Oh wow, you made me cry.
It’s not that we’re always right—but who is the person that has not the bigger vision, but the solution or can see beyond the confines of the box? And it’s the person—could be you—who has the greater vision on how to unite that has to reach out.
One thing that I wanted to mention that influenced me was a TV program I saw about how people think. For example, the name of a person or some subject matter . . . is like a button that goes straight to a hot plate in your head. The word goes into your head, and there’s a roaring flame to your nerve endings from point A to B. It’s just that that word always makes you angry. And in your head, you start losing your ability to think otherwise. It’s almost like nerve endings die off, and pretty soon the term narrow-minded really applies. We’ll say, “Oh, they’re so closed” or “close-minded,” but truly that’s the only pathway that’s been forged. That’s why I love reading and books and people who love to read, because it develops critical thinking, and you’re able to think beyond just that one path.
Do you plan on visiting schools for Draw the Line?

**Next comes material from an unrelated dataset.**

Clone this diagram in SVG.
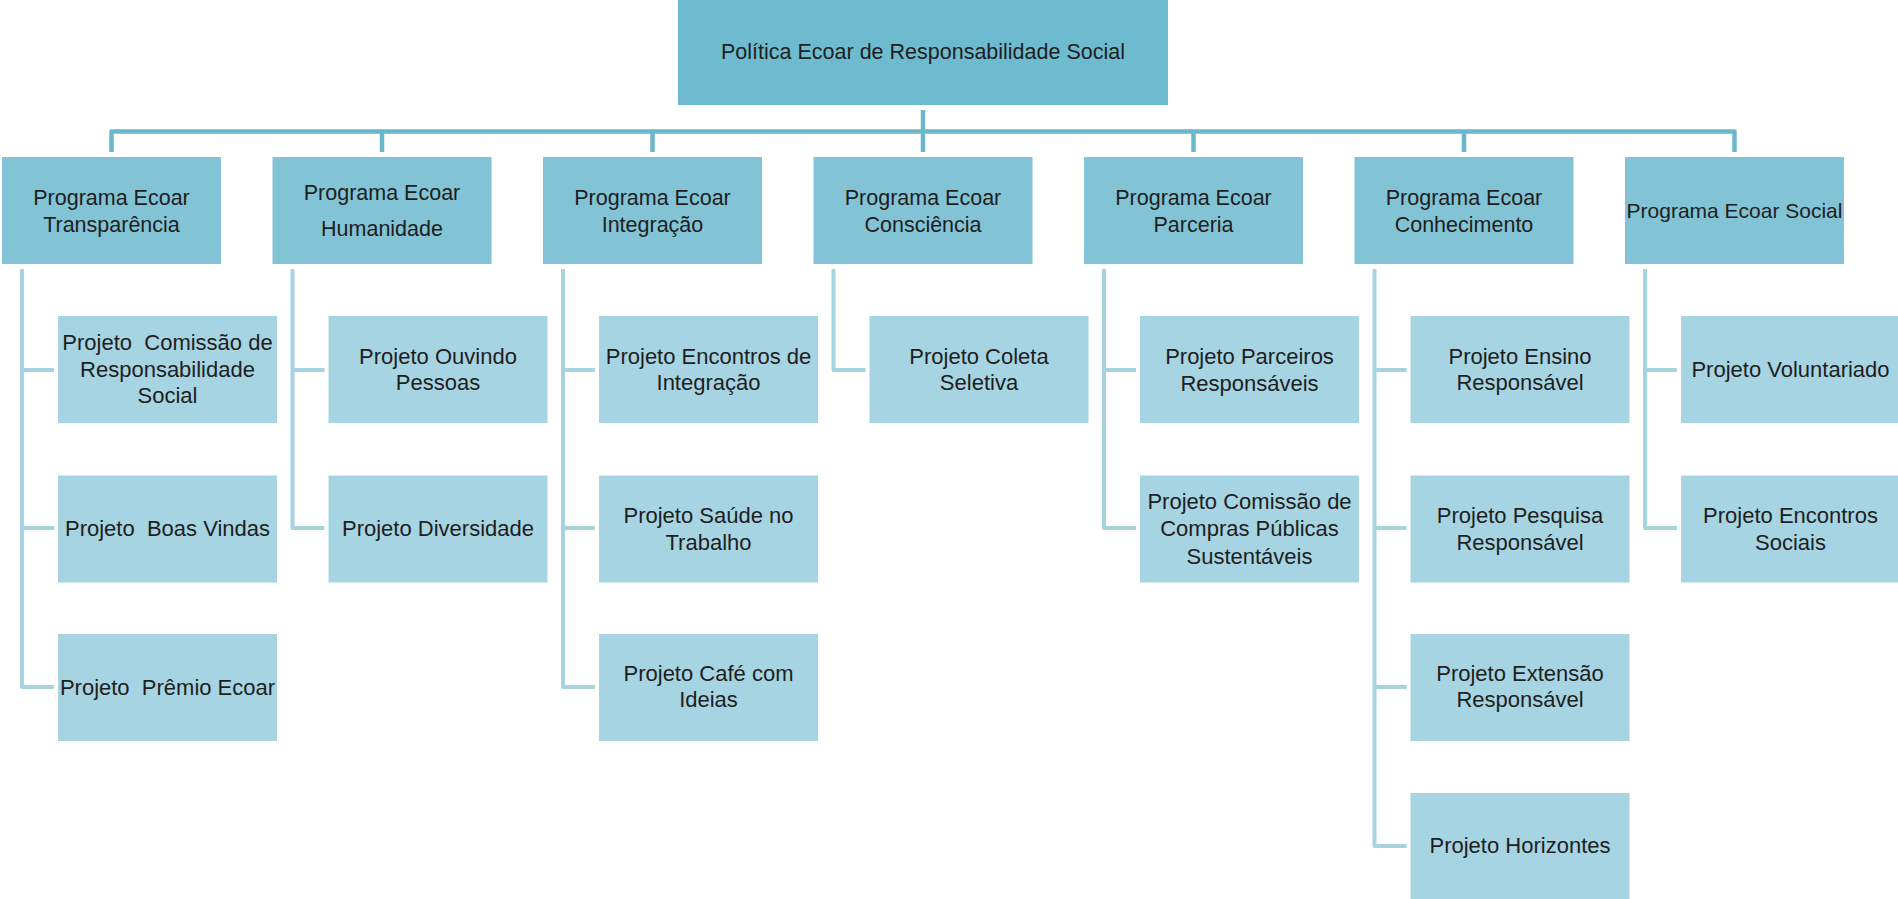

Yes! Absolutely. I’m doing a lot of different school visits. I can just see school visits being so playful for this book. I usually divide up the audience so that there’s an aisle, so that I can make it more interactive and talk with them as I’m speaking. It’s boring to watch someone behind a podium. . . . [I want to] find a way to experience the divide and have the kids come together. . . . Basically the point is crossing over that line and realizing you always have something in common with somebody else. And maybe have [kids] physically embody that, that feeling of commonality.